Using these functions, I was able to recreate figure 3.42 in the Szeliski book

Recreated Oraple Figure — Recreated Figure 3.42 (Oraple) using Gaussian and Laplacian stacks

Part 2.4: Multiresolution Blending (The Oraple!)

In this final part, I extended the multi-resolution blending technique from Part 2.3 by experimenting with different mask shapes. Instead of only using a vertical split mask (square), I also created a circular mask to blend images more naturally around a central region. This allowed me to produce more interesting composite images where the transition between the two inputs is smoother and less obvious, which you can see for the eye-hand image. The implementation reused my Gaussian and Laplacian stack code from earlier parts, but generalized it so that any mask shape can be applied for blending. This demonstrates the flexibility of stack-based blending beyond just the traditional "Oraple" example. However, since we used a stack instead of a pyramid, there's no blending at L0, which makes those details appear somewhat stark, as seen below.

Here's an example of me using my circular mask for a cool hand-eye.
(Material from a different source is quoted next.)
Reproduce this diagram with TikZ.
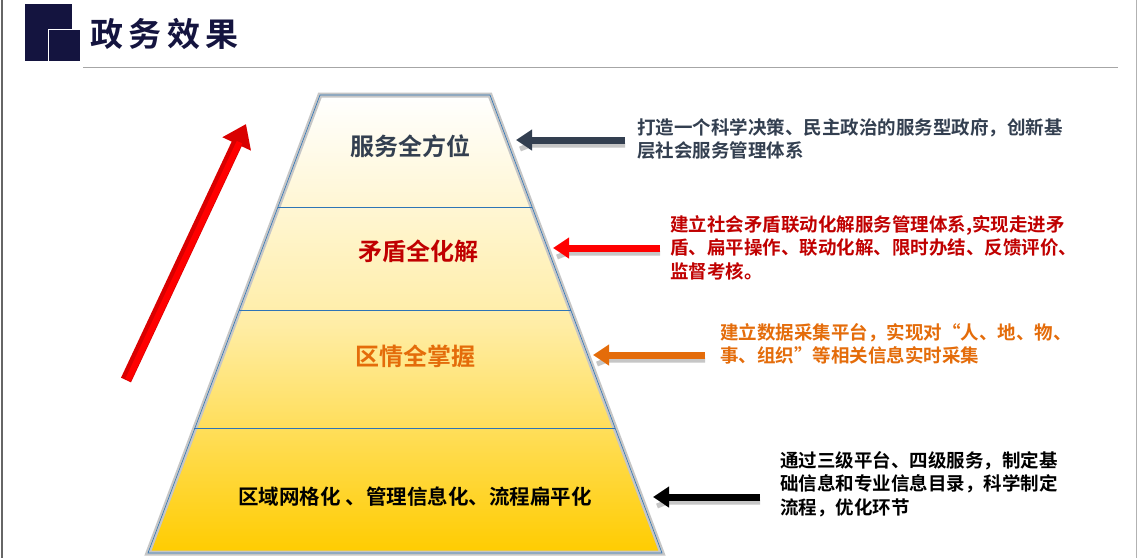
\documentclass[tikz,border=0pt]{standalone}
\usepackage{fontspec}
\newfontfamily\cjk{Noto Sans CJK SC}[BoldFont={Noto Sans CJK SC Bold}]
\usetikzlibrary{positioning,arrows.meta}
\definecolor{navy}{HTML}{14143F}
\definecolor{slate}{HTML}{333F50}
\definecolor{darkred}{HTML}{C00000}
\definecolor{orangec}{HTML}{E46C0A}
\definecolor{pyryellow}{HTML}{FFCC00}
\definecolor{edgeblue}{HTML}{2E75B6}
\begin{document}
\begin{tikzpicture}[x=1pt,y=-1pt,
  level/.style={font=\cjk\bfseries\fontsize{24}{28}\selectfont},
  note/.style={font=\cjk\bfseries\fontsize{18.5}{23.5}\selectfont,align=left,anchor=north west,inner sep=0pt},
  pointer/.style={line width=7pt,-{Triangle[length=16pt,width=20pt]}},
  shade/.style={line width=5pt,draw=gray!45},
]
\useasboundingbox (0,0) rectangle (1141,558);
\fill[white] (0,0) rectangle (1141,558);
\draw[gray!80!black,line width=2pt] (2,0) -- (2,558);
\draw[gray!60,line width=1pt] (1136,0) -- (1136,558);
% logo and title
\fill[navy] (25,4) rectangle (72,61);
\draw[white,line width=1pt,fill=navy] (48,29) rectangle (80,61);
\node[font=\cjk\bfseries\fontsize{33}{38}\selectfont,text=navy,anchor=west,inner sep=0pt] (title) at (90,34) {政\,务\,效\,果};
\draw[gray!70,line width=0.8pt] (83,67) -- (1118,67);
% pyramid
\shade[top color=white,bottom color=pyryellow,middle color=pyryellow!35]
  (320,95) -- (490,95) -- (662,553) -- (148,553) -- cycle;
\draw[edgeblue,line width=0.6pt] (320,95) -- (490,95) -- (662,553) -- (148,553) -- cycle;
\foreach \yy/\xl/\xr in {207/278/532, 310/239/571, 428/194/615}
  \draw[edgeblue,line width=0.6pt] (\xl,\yy) -- (\xr,\yy);
\node[level,text=slate] (l1) at (410,146) {服务全方位};
\node[level,text=darkred] (l2) at (418,251) {矛盾全化解};
\node[level,text=orangec] (l3) at (415,356) {区情全掌握};
\node[level,text=black,font=\cjk\bfseries\fontsize{20.5}{24}\selectfont] (l4) at (415,497) {区域网格化 、管理信息化、流程扁平化};
% notes
\node[note,text=slate] (n1) at (637,118) {打造一个科学决策、民主政治的服务型政府，创新基\\层社会服务管理体系};
\node[note,text=darkred] (n2) at (670,215) {建立社会矛盾联动化解服务管理体系,实现走进矛\\盾、扁平操作、联动化解、限时办结、反馈评价、\\监督考核。};
\node[note,text=orangec] (n3) at (720,323) {建立数据采集平台，实现对“人、地、物、\\事、组织”等相关信息实时采集};
\node[note,text=black] (n4) at (780,451) {通过三级平台、四级服务，制定基\\础信息和专业信息目录，科学制定\\流程，优化环节};
% pointers
\foreach \yy/\xa/\xb/\cc in {140/625/516/slate, 248/660/553/red, 355/705/593/orangec, 497/760/653/black}{
  \coordinate (s) at (\xa,\yy);
  \coordinate (e) at (\xb,\yy);
  \draw[shade] ([yshift=-5pt]s) -- ([xshift=14pt,yshift=-5pt]e) -- ([xshift=4pt,yshift=-9pt]e);
  \draw[pointer,draw=\cc,fill=\cc] (s) -- (e);
}
% big arrow
\coordinate (tail) at (126,380);
\coordinate (tip) at (246,124);
\draw[red!85!black,line width=11pt,-{Triangle[length=22pt,width=30pt]}] (tail) -- (tip);
\draw[red,line width=6pt,shorten >=20pt] ([xshift=2pt]tail) -- ([xshift=2pt]tip);
\end{tikzpicture}
\end{document}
I also wanted to try using the square mask to combine jalen brunson and lebron.

What I Learned

The most important thing I learned was how frequency analysis reveals structure that’s invisible in raw pixel space. From edge detection to hybrid images and blending, frequency decomposition makes image manipulation both efficient and perceptually convincing. Also, the importance of the lowest level of detail during the multiresolution blending section was really interesting. Also, this took pretty long, so I didn't have time to do bells and whistles unfortunately.